Opinion
April 14, 1994
Appeal from the County Court of Broome County (Mathews, J.).
Defendant's primary contention on this appeal is that County Court erred in denying his motion to suppress certain items of physical evidence that were seized from him because the police lacked probable cause to arrest him.
On January 2, 1989, Investigator Michael Whalen of the City of Binghamton Police Department, an experienced narcotics officer, was observing an area of known drug activity in the City when he noticed what he believed to be a drug transaction between a black male and two white males. He radioed a description of the two white males to a marked patrol vehicle. The individuals were stopped and were found to have cocaine in their possession. They were then taken to the police station where one of them, Jonathan Eschke, agreed to participate in a "buy and bust" operation. Eschke was provided with "buy money" and instructed to try to consummate a buy with the same person with whom he had originally dealt.
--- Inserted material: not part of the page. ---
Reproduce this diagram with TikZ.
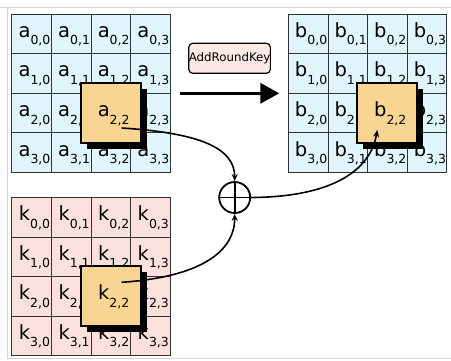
\documentclass[tikz,border=0pt]{standalone}
\usepackage{fontspec}
\setmainfont{DejaVu Sans}
\usetikzlibrary{arrows.meta,shadows,calc}
\definecolor{cellblue}{HTML}{E1F5FC}
\definecolor{cellpink}{HTML}{FBE1DD}
\definecolor{hlfill}{HTML}{F8D592}
\definecolor{gridline}{HTML}{333333}
\definecolor{framegray}{HTML}{D4D4D4}
\definecolor{keyfill}{HTML}{FCE8E5}
\newcommand{\celltxt}[2]{\hspace*{6pt}\fontsize{19.5}{19.5}\selectfont #1\raisebox{-7.5pt}{\fontsize{12.5}{12.5}\selectfont #2}}
\begin{document}
\begin{tikzpicture}[x=1pt,y=-1pt,
  cellbox/.style={draw=gridline,line width=0.8pt,minimum size=39.6pt,inner sep=0pt,text height=15pt,text depth=8pt},
  hlbox/.style={draw=black,line width=1.8pt,fill=hlfill,minimum size=60pt,inner sep=0pt,text height=15pt,text depth=8pt,
    drop shadow={shadow xshift=6pt,shadow yshift=-6pt,fill=black,opacity=1}},
  conn/.style={line width=1.6pt,-{Stealth[length=7pt,width=6pt]}},
  framestyle/.style={draw=framegray,line width=1pt}]
\useasboundingbox (0,0) rectangle (451,360);
\fill[white] (0,0) rectangle (451,360);
\draw[framestyle] (0,7) -- (451,7);
\draw[framestyle] (7,7) -- (7,358) -- (451,358);
% grids
\foreach \r in {0,...,3}{
  \foreach \c in {0,...,3}{
    \node[cellbox,fill=cellblue] (a\r\c) at ({11.7+19.8+39.6*\c},{14+19.8+39.6*\r}) {\celltxt{a}{\r,\c}};
    \node[cellbox,fill=cellblue] (b\r\c) at ({288.3+19.8+39.6*\c},{14+19.8+39.6*\r}) {\celltxt{b}{\r,\c}};
    \node[cellbox,fill=cellpink] (k\r\c) at ({11.7+19.8+39.6*\c},{197.3+19.8+39.6*\r}) {\celltxt{k}{\r,\c}};
  }
}
% highlights
\node[hlbox] (ahl) at (a22.center) {\celltxt{a}{2,2}};
\node[hlbox] (bhl) at (b22.center) {\celltxt{b}{2,2}};
\node[hlbox] (khl) at (k22.center) {\celltxt{k}{2,2}};
% AddRoundKey
\node[draw=black,line width=1.2pt,rounded corners=4pt,fill=keyfill,minimum width=79pt,minimum height=30pt,inner sep=0pt] (ark) at (229.6,58.3) {\fontsize{11.8}{11.8}\selectfont AddRoundKey};
\coordinate (arrs) at (180,93.3);
\coordinate (arre) at (279.3,93.3);
\draw[line width=3.5pt,-{Triangle[length=19pt,width=20pt]}] (arrs) -- (arre);
% xor
\node[draw=black,line width=1.8pt,circle,minimum size=31pt,inner sep=0pt] (xor) at (234.7,197.5) {};
\draw[line width=1.8pt] (xor.north) -- (xor.south) (xor.west) -- (xor.east);
% connectors
\coordinate (as) at ($(ahl.center)+(11,15)$);
\coordinate (ks) at ($(khl.center)+(11,-14)$);
\coordinate (be) at ($(bhl.center)+(-10,17)$);
\draw[conn] (as) .. controls (200,133) and (234.7,148) .. (xor.north);
\draw[conn] (ks) .. controls (200,277) and (234.7,252) .. (xor.south);
\draw[conn] (xor.east) .. controls (330,197) and (370,172) .. (be);
\end{tikzpicture}
\end{document}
Thereafter, Whalen, who had been notified of the "buy and bust" operation, focused on Eschke when he returned to the area. He observed Eschke in the parking lot of a tavern engaging in what Whalen deemed a drug transaction with a person known to Whalen. He then saw Eschke talking to a black male fitting the description of the individual who participated in the original transaction with Eschke. Eschke and this person, later determined to be defendant, then left the parking lot and went around the corner out of Whalen's sight. When they returned, Eschke left the area and defendant remained in the parking lot for 10 to 15 minutes. Defendant then rode off with two other individuals in a yellow car. At that point, Whalen radioed a description of defendant as a black male wearing a blue hooded sweatshirt, riding in a yellow car whose license number he identified. The vehicle was stopped and, following a search of his person which yielded some of the "buy money" that Eschke had been given, defendant was arrested. A subsequent search of defendant at the police station resulted in the discovery of illegal drugs.
It is well established that where, as here, an arresting officer has acted on the basis of a radio communication from a fellow officer who has personal knowledge of the facts transmitted, he or she presumptively possesses the requisite probable cause (see, People v Petralia, 62 N.Y.2d 47, 52, cert denied 469 U.S. 852; People v Hernandez, 189 A.D.2d 634, lv denied 81 N.Y.2d 887). This presumption may be rebutted if the prosecution cannot demonstrate that the sender possessed probable cause (see, People v Matienzo, 184 A.D.2d 296, 297, affd 81 N.Y.2d 778). Defendant maintains that Whalen lacked probable cause because he did not observe any transaction between defendant and Eschke.
Probable cause requires not proof beyond a reasonable doubt or evidence sufficient to warrant a conviction, but merely information which would lead a reasonable person who possesses the same expertise as the officer to conclude under the circumstances that a crime is being or was committed (see, People v McRay, 51 N.Y.2d 594, 602). Thus, the determination of probable cause deals not with technicalities but with the practical and factual considerations of everyday life acted upon by reasonable and prudent persons under the totality of the circumstances presented (see, People v Davis, 192 A.D.2d 360, 361, lv denied 81 N.Y.2d 1071).
Here, Whalen's observation of surreptitious behavior by defendant and Eschke in an area of known drug activity, coupled with his knowledge that Eschke had previously purchased drugs from defendant and was intending to do so again, was more than sufficient to establish the requisite probable cause (see, People v Matienzo, supra; People v Acevedo, 179 A.D.2d 465, 467, lv denied 79 N.Y.2d 996). We further reject defendant's contention that Whalen's description of defendant, conveyed to the arresting officers, was insufficient to establish probable cause that defendant was the person described, as Whalen placed him in a particular car with a specifically identified license plate. Clearly, these factors would lead a reasonable person possessing the same expertise as the arresting officers to conclude that defendant was the person described in the radio transmission (see, People v Fernandez, 185 A.D.2d 944; People v Rivera, 166 A.D.2d 678, lv denied 77 N.Y.2d 843).
Finally, viewing the evidence at trial in the light most favorable to the People (see, People v Contes, 60 N.Y.2d 620, 621), we find that the evidence was legally sufficient to establish defendant's guilt beyond a reasonable doubt. Further, the jury's determination of the facts and credibility is supported by the record and will not be disturbed by this Court (see, People v Anderson, 191 A.D.2d 228, lv denied 81 N.Y.2d 1069).
Cardona, P.J., Mercure, Weiss and Peters, JJ., concur. Ordered that the judgment is affirmed.